A native-born Iowa boy, Bryson had nevertheless spent the last 20 years living among our slightly dotty cousins in England. But as he announced a couple years ago in Granta, and then followed up in his last book, "Notes From a Small Island," it was time to come home.

No sooner was he back in the nestle of his native land than Bryson decided to hook up with his friend Stephen Katz and take on the uniquely American challenge of hiking the Appalachian Trail. The trail's 2,100 miles snake through wilderness preserves from Georgia to Maine, taking in some of the last remaining forests in North America. Majestic stands of stately oaks, sweeping vistas of verdant valleys ... and some of the funniest scenes from the American countryside since Twain.

Because, as always, Bryson is laugh-out-loud, split your sides, Dave Barry kind of funny. He has (quite fortunately for us) retained his distinct knack for getting into weird situations, of meeting odd characters, of having the same kind of goofy things happen to him, famous author, as happen to the rest of us.

The neat thing about Bryson's humor is that it contains the same kind of warmth and cheery optimism as that of another great American everyman, the late Charles Kuralt. Like Kuralt, Bryson's has the ability to quickly, succinctly capture the essence of the people he encounters on the trail, to use their idiosyncracies to flesh them out and make them human – and make us laugh at them, too, at least a little. Consider the following description of a young woman Bryson and Katz met early on:

Her name was Mary Ellen. She was from Florida, and she was, as Katz forever after termed her in a special tone of awe, a piece of work. She talked nonstop, except when she was clearing out her eustachian tubes (which she did frequently) by pinching her nose and blowing out with a series of violent and alarming snorts of a sort that would make a dog leave the sofa and get under a table in the next room.
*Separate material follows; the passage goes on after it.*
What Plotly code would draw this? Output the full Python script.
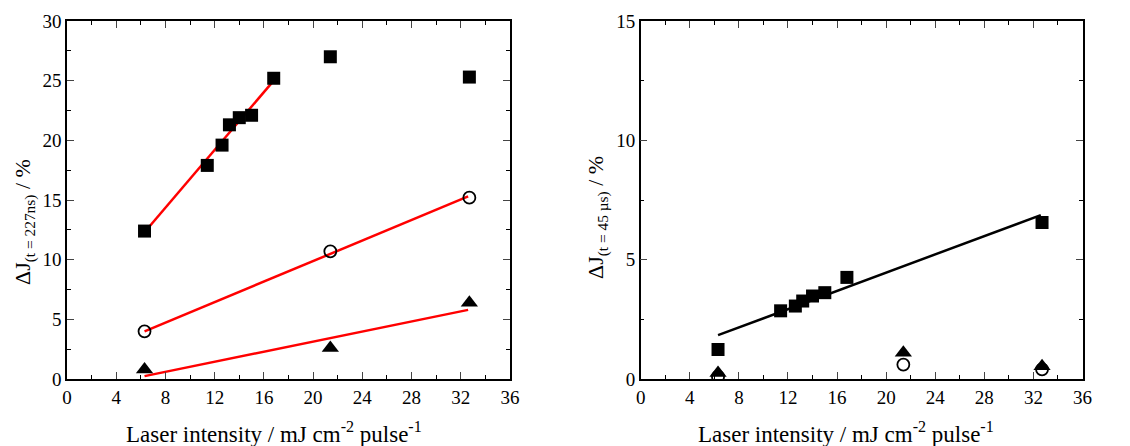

Interspersed with the humor are passages of great passion where Bryson rails against the destruction of the countryside by development. His defense of nature is eloquent and moving – and also provides the necessary leavening to balance the book.

The only passages that are flat are when Bryson indulges his prejudices: mocking fat women, white southerners or anyone remotely religious. These few stereotypes fly in the face of the above-mentioned talent for describing folks with a sort of brutal honesty that generally includes their strengths as well as their weaknesses.

But, c'mon, if Bryson were perfect he'd be boring – and not very funny. So what if everything doesn't work, if Bryson has a mean streak to him; enough of it does work that your guffaw-to-smirk ratio will still be pretty darn high.